Guillaume Horcajuelo / EPA

O dia de ontem ficou marcado pelos números elevados de novas infeções. Foi o segundo pior dia da covid-19 em Portugal, ainda assim foi o dia menos alarmante, uma vez que o número de mortes continua reduzido, tal como os internamentos. Pode-se respirar de alívio, mas esta situação pode mudar rapidamente, até porque controlar as cadeias de transmissão está a ser cada vez mais difícil.

Os mais de mil casos de infeção registados esta quinta-feira pela DGS, não surpreenderam os especialistas portugueses. Francisco Antunes, infeciologista do Instituto de Saúde Ambiental da Faculdade de Medicina da Universidade de Lisboa, disse ao Observador que apesar Portugal já estar a entrar numa segunda vaga, para já não é “alarmante”. Contudo, admite que o crescimento está a ser mais acentuado que o da vaga anterior.”
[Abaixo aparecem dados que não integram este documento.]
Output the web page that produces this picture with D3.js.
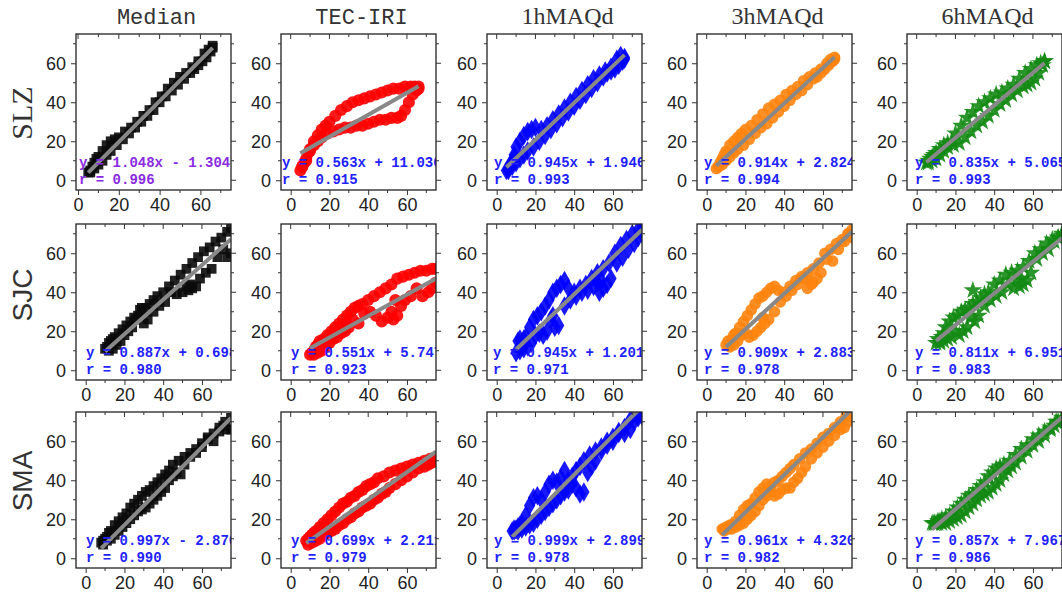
<!DOCTYPE html>
<html>
<head>
<meta charset="utf-8">
<script src="https://cdn.jsdelivr.net/npm/d3@7"></script>
<style>
  body { margin: 0; background: #fff; }
  svg { display: block; }
</style>
</head>
<body>
<script>
const W = 1062, H = 597;

const models = ["Median", "TEC-IRI", "1hMAQd", "3hMAQd", "6hMAQd"];
const stations = ["SLZ", "SJC", "SMA"];
const tickValues = [0, 20, 40, 60];
const minorValues = [10, 30, 50, 70];

// observed TEC (x) per station, in time order
const slzX = [5,6,7,8,9,10,12,14,16,18,20,23,26,29,32,35,38,41,44,47,50,53,56,59,62,64,66,
              66,65,63,61,59,57,55,52,49,46,43,40,37,34,31,28,25,22,19,16,14,12,10,8,6];
const sjcX = [10,11,12,13,14,15,17,19,21,23,25,27,29,31,33,35,37,40,43,46,49,52,55,58,61,64,67,70,73,75,
              75,73,71,68,65,62,59,57,55,54,53,52,50,47,44,41,38,35,32,30,29,28,26,24,22,20,18,16,14,12];
const smaX = [8,9,10,11,12,13,15,17,19,21,23,25,27,29,31,33,35,37,39,41,43,45,48,51,54,57,60,63,66,69,72,75,
              75,73,71,69,66,63,60,57,54,51,49,47,45,43,41,39,37,35,33,31,29,27,25,23,21,19,17,15,13,11,9];

// modelled TEC (y) per station and model
const slzMedian = [4,5,7,9,11,12,15,18,20,21,22,25,27,30,33,36,40,43,47,50,53,55,58,61,65,67,69,
                   68,66,63,61,59,57,55,52,49,46,43,40,36,33,30,27,24,21,18,15,13,10,8,6,4];
const slzIri    = [5,7,9,11,14,16,20,23,26,28,30,33,36,38,40,41,42,43,44,45,46,47,47,48,48,48,48,
                   47,46,44,40,36,33,32,32,31,31,30,29,28,28,27,27,26,25,24,22,20,18,15,10,7];
const slz1h     = [5,6,8,10,13,17,20,23,25,26,27,26,28,31,34,37,40,43,46,49,52,54,56,58,62,64,63,
                   62,61,59,57,56,55,53,50,47,44,41,38,35,32,29,26,23,20,17,15,13,11,9,7,5];
const slz3h     = [6,7,9,11,13,15,18,20,22,24,26,28,31,34,37,39,41,44,46,48,51,53,55,57,60,62,63,
                   62,61,59,57,55,53,52,49,46,44,41,38,35,32,29,27,24,21,18,16,14,12,10,8,7];
const slz6h     = [9,10,11,12,13,14,16,18,19,20,24,28,32,35,38,40,42,44,45,47,49,52,55,57,59,60,61,
                   61,59,55,52,50,49,48,46,44,41,39,36,33,30,28,25,22,19,18,17,15,13,11,10,9];

const sjcMedian = [11,12,14,15,16,17,19,21,23,25,27,28,30,32,34,36,38,40,43,46,49,52,55,58,61,63,66,68,71,73,
                   60,58,62,58,52,50,47,43,42,44,41,43,40,39,40,35,33,30,26,24,32,31,26,22,20,18,15,13,11,10];
const sjcIri    = [8,9,10,12,13,15,16,18,20,22,24,26,28,30,32,33,34,36,38,40,42,44,47,48,49,50,51,51,52,52,
                   45,42,40,38,42,38,36,33,28,36,26,30,27,25,28,30,29,24,26,22,24,20,19,17,16,14,12,10,9,8];
const sjc1h     = [9,15,16,14,16,17,22,26,28,30,33,36,40,42,44,46,42,40,42,44,47,50,52,55,60,64,67,70,72,73,
                   70,68,65,62,58,55,47,44,42,46,40,45,43,41,40,38,36,33,23,22,28,26,20,18,19,18,14,12,11,10];
const sjc3h     = [13,15,14,16,18,19,22,25,28,31,34,37,38,40,42,43,41,40,43,46,48,50,52,55,60,62,65,67,70,72,
                   68,70,66,62,56,57,50,47,45,44,46,42,47,44,41,38,35,30,26,24,27,22,20,18,17,19,18,15,13,12];
const sjc6h     = [14,16,15,17,19,22,25,27,28,30,31,32,34,35,37,39,40,44,46,49,50,51,53,56,60,62,65,67,68,69,
                   70,68,66,62,60,57,50,46,44,47,43,46,42,44,40,38,36,33,28,25,41,27,22,20,18,20,17,16,15,14];

const smaMedian = [8,9,10,11,13,14,17,19,21,23,26,28,30,32,34,35,37,39,41,43,45,48,50,52,54,56,59,62,64,67,70,72,
                   66,66,68,65,60,61,57,54,52,48,43,44,42,40,36,34,32,30,28,26,25,24,22,20,18,16,14,12,10,9,7];
const smaIri    = [9,10,11,12,13,14,16,18,20,22,24,26,28,29,31,32,34,35,37,38,39,41,42,44,45,46,47,48,49,50,51,52,
                   50,49,48,47,46,44,42,40,38,36,34,33,31,30,28,27,26,24,23,21,20,18,17,15,14,13,12,10,9,8,7];
const sma1h     = [14,15,15,16,17,18,22,27,31,32,30,34,38,40,39,41,45,40,42,45,47,50,53,55,57,60,62,64,67,71,74,75,
                   73,72,70,66,64,65,60,58,55,50,47,44,34,33,36,38,35,34,32,30,28,26,24,22,20,18,17,16,15,14,14];
const sma3h     = [15,15,16,16,17,17,19,22,25,27,28,31,34,36,38,37,39,40,42,44,46,48,51,54,56,59,62,64,67,70,73,74,
                   72,70,67,66,63,60,57,54,51,47,44,41,39,36,36,35,33,32,34,32,30,27,24,22,20,18,17,16,15,15,14];
const sma6h     = [18,18,18,19,19,20,21,22,24,26,28,30,32,33,35,37,39,42,44,46,47,48,50,53,56,58,61,63,65,67,70,72,
                   71,70,68,66,63,60,58,55,52,49,47,45,43,40,38,36,34,33,32,30,28,26,24,22,21,20,19,18,18,18,18];

// linear fit y = a x + b and correlation r, per station (one entry per model)
const slzSlope = [1.048, 0.563, 0.945, 0.914, 0.835];
const slzIntercept = [-1.304, 11.030, 1.946, 2.824, 5.065];
const slzR = [0.996, 0.915, 0.993, 0.994, 0.993];
const sjcSlope = [0.887, 0.551, 0.945, 0.909, 0.811];
const sjcIntercept = [0.698, 5.747, 1.201, 2.883, 6.951];
const sjcR = [0.980, 0.923, 0.971, 0.978, 0.983];
const smaSlope = [0.997, 0.699, 0.999, 0.961, 0.857];
const smaIntercept = [-2.870, 2.211, 2.899, 4.320, 7.967];
const smaR = [0.990, 0.979, 0.978, 0.982, 0.986];

const rows = [
  {x: slzX, ys: [slzMedian, slzIri, slz1h, slz3h, slz6h], a: slzSlope, b: slzIntercept, r: slzR},
  {x: sjcX, ys: [sjcMedian, sjcIri, sjc1h, sjc3h, sjc6h], a: sjcSlope, b: sjcIntercept, r: sjcR},
  {x: smaX, ys: [smaMedian, smaIri, sma1h, sma3h, sma6h], a: smaSlope, b: smaIntercept, r: smaR}
];

// styling / layout
const colLeft = [76, 281, 487, 697, 907];
const rowTop = [34, 224, 412];
const pw = 155, ph = 156;
const colors = ["#0a0a0a", "#ff0000", "#0000ff", "#ff8410", "#138a13"];
const symbols = [d3.symbolSquare, d3.symbolCircle, d3.symbolDiamond, d3.symbolCircle, d3.symbolStar];
const symSize = [95, 115, 110, 105, 105];
const labelDx = [[3, 1, 7, 7, 8], [10, 10, 6, 7, 8], [10, 10, 7, 7, 8]];
const rowLabelY = [113, 295, 481];
const rowLabelFont = ["Liberation Serif", "Liberation Sans", "Liberation Sans"];

const svg = d3.select("body").append("svg")
    .attr("width", W)
    .attr("height", H);

// column titles
svg.selectAll("text.title")
    .data(models)
    .enter()
    .append("text")
    .attr("class", "title")
    .attr("x", (d, i) => colLeft[i] + pw / 2 + 3)
    .attr("y", 24)
    .attr("text-anchor", "middle")
    .attr("font-family", (d, i) => i < 2 ? "Liberation Mono" : "Liberation Serif")
    .attr("font-size", (d, i) => i < 2 ? 22 : 24)
    .attr("fill", "#333")
    .text(d => d);

// row labels
svg.selectAll("text.station")
    .data(stations)
    .enter()
    .append("text")
    .attr("class", "station")
    .attr("transform", (d, i) => "translate(32," + rowLabelY[i] + ") rotate(-90)")
    .attr("text-anchor", "middle")
    .attr("font-family", (d, i) => rowLabelFont[i])
    .attr("font-size", (d, i) => i == 0 ? 30 : 28)
    .attr("fill", "#333")
    .text(d => d);

rows.forEach(function(row, ri) {
  row.ys.forEach(function(ys, ci) {
    const x0 = colLeft[ci], y0 = rowTop[ri];
    const g = svg.append("g").attr("transform", "translate(" + x0 + "," + y0 + ")");

    const xScale = d3.scaleLinear()
        .domain([ri == 0 && ci == 0 ? -1 : -5, 75])
        .range([0, pw]);
    const yScale = d3.scaleLinear()
        .domain([-5, 75])
        .range([ph, 0]);

    const clipId = "clip" + ri + "_" + ci;
    g.append("clipPath").attr("id", clipId)
      .append("rect").attr("width", pw).attr("height", ph);

    const inner = g.append("g").attr("clip-path", "url(#" + clipId + ")");

    const pts = row.x.map((v, k) => [v, ys[k]]);
    const sym = d3.symbol().type(symbols[ci]).size(symSize[ci]);

    inner.selectAll("path.pt")
        .data(pts)
        .enter()
        .append("path")
        .attr("class", "pt")
        .attr("d", sym)
        .attr("transform", d => "translate(" + xScale(d[0]) + "," + yScale(d[1]) + ")")
        .attr("fill", colors[ci])
        .attr("opacity", 0.9);

    // regression line
    const a = row.a[ci], b = row.b[ci];
    const xmin = d3.min(row.x), xmax = d3.max(row.x);
    inner.append("line")
        .attr("x1", xScale(xmin))
        .attr("y1", yScale(a * xmin + b))
        .attr("x2", xScale(xmax))
        .attr("y2", yScale(a * xmax + b))
        .attr("stroke", "#888")
        .attr("stroke-width", 4);

    // fit text (clipped at the frame like the original)
    const eq = "y = " + a.toFixed(3) + "x " + (b < 0 ? "- " : "+ ") + Math.abs(b).toFixed(3);
    const txtColor = (ri == 0 && ci == 0) ? "#8a2be2" : "#2222ff";
    inner.append("text")
        .attr("x", labelDx[ri][ci])
        .attr("y", 133)
        .attr("font-family", "Liberation Mono")
        .attr("font-weight", "bold")
        .attr("font-size", 14)
        .attr("fill", txtColor)
        .text(eq);
    inner.append("text")
        .attr("x", labelDx[ri][ci])
        .attr("y", 150)
        .attr("font-family", "Liberation Mono")
        .attr("font-weight", "bold")
        .attr("font-size", 14)
        .attr("fill", txtColor)
        .text("r = " + row.r[ci].toFixed(3));

    // frame
    g.append("rect")
        .attr("width", pw)
        .attr("height", ph)
        .attr("fill", "none")
        .attr("stroke", "#222")
        .attr("stroke-width", 1.3);

    // axes
    const leftAx = d3.axisLeft(yScale).tickValues(tickValues).tickSize(5).tickPadding(5);
    const bottomAx = d3.axisBottom(xScale).tickValues(tickValues).tickSize(5).tickPadding(3);

    const gl = g.append("g").call(leftAx);
    const gb = g.append("g").attr("transform", "translate(0," + ph + ")").call(bottomAx);
    [gl, gb].forEach(function(ax) {
      ax.select(".domain").remove();
      ax.selectAll("line").attr("stroke", "#333");
      ax.selectAll("text")
        .attr("font-family", "Liberation Sans")
        .attr("font-size", 18)
        .attr("fill", "#222");
    });

    // minor ticks left/bottom, all ticks right (out) and top (in)
    g.selectAll("line.ml").data(minorValues).enter().append("line")
        .attr("x1", 0).attr("x2", -3)
        .attr("y1", d => yScale(d)).attr("y2", d => yScale(d))
        .attr("stroke", "#333");
    g.selectAll("line.mb").data(minorValues).enter().append("line")
        .attr("y1", ph).attr("y2", ph + 3)
        .attr("x1", d => xScale(d)).attr("x2", d => xScale(d))
        .attr("stroke", "#333");
    g.selectAll("line.rt").data(tickValues.concat(minorValues)).enter().append("line")
        .attr("x1", pw).attr("x2", d => pw + (d % 20 == 0 ? 5 : 3))
        .attr("y1", d => yScale(d)).attr("y2", d => yScale(d))
        .attr("stroke", "#333");
    g.selectAll("line.tp").data(tickValues.concat(minorValues)).enter().append("line")
        .attr("y1", 0).attr("y2", d => d % 20 == 0 ? 5 : 3)
        .attr("x1", d => xScale(d)).attr("x2", d => xScale(d))
        .attr("stroke", "#333");
  });
});
</script>
</body>
</html>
Jaime Nina, infeciologista do Instituto de Higiene e Medicina Tropical, explica que apesar de haver um grande aumento diário de casos, o que importa “são as mortes”, pois “o número de casos varia muito de acordo com o número de testes que se faz.

Em março ou abril faziam-se menos testes e eram testadas as pessoas em estado mais grave, por isso os números eram mais pequenos. Agora, felizmente, fazem-se mais testes e, por isso, apanham-se mais casos ligeiros”, explica o especialista.

Mas então, o que está a mudar para haver menos mortes? Além da capacidade de testagem, outros dois aspetos. O primeiro é a idade: se nas últimas duas vezes em que o país ultrapassou a marca dos mil casos diários os jovens na faixa etária dos 20 aos 29 anos representavam cerca de 10% do total dos contágios, esta quinta-feira a percentagem passou para os 16%, diz o Observador.

O segundo aspeto relaciona-se com a pressão que a covid-19 está a exercer no sistema nacional de Saúde. A 10 de abril, o número de doentes internados era de 1179 pessoas, e estavam 226 doentes nos cuidados intensivos. Esta quinta-feira, os números são menores do que os valores de há seis meses: 801 internamentos em enfermaria, e 115 nos cuidados intensivos.

O facto de haver menos mortos e menos pessoas internadas é um sinal positivo, mas que deve ser interpretado com cautela, avisa Francisco Antunes. Para o infeciologista só há uma maneira de travar o avanço destes números: “proteger as pessoas vulneráveis. E tenho alguma dificuldade em perceber como é que não foram tomadas mais medidas sanitárias em relação a todos os lares”.

Celso Cunha, virologista do IHMT, concorda com o colega e afirma que “nem o número de mortes, nem o número de internados está perto dos valores do pico da epidemia. Estamos longe disso”. Porém, alerta que “se o número de novos casos continuar a subir, é provável que esses números também subam até valores próximos aos do pico da epidemia”.

Jaime Nina também afirma que “devíamos estar a testar mais”. O médico explica que “é preciso um bom rastreio de casos e um isolamento eficaz”.

Fazer mais testes, como acontece em Singapura, Hong Kong, Taiwan, e outros, tem significado menos letalidade, garante o infeciologista. “Estes países têm um número de casos semelhante ao nosso, mas, se olharmos para o número de mortes, Singapura tem 27 mortes. Conseguem descobrir os casos muito precocemente”.

Dificuldade em quebrar cadeias de transmissão

Ricardo Mexia, presidente da Associação Nacional de Médicos de Saúde Pública, garante que ultrapassar as mil infeções por dia “é uma barreira mais psicológica do que epidemiológica”, uma vez que não há qualquer quantificação que coloque uma linha vermelha nos mil casos.

Contudo, Mexia considera que o que está em causa é a capacidade de quebrar cadeias de transmissão, sendo cada vez mais difícil aos médicos “já muito assoberbados” garantir que são feitos todos os contactos nas vigilâncias ativas.

“É muito difícil conseguir dar resposta de forma sistemática a este tipo de pressão e agora além deste avolumar dos casos os profissionais já estão numa situação de grande desgaste fruto do trabalho acumulado ao longo do tempo”, disse Ricardo Mexia à Lusa.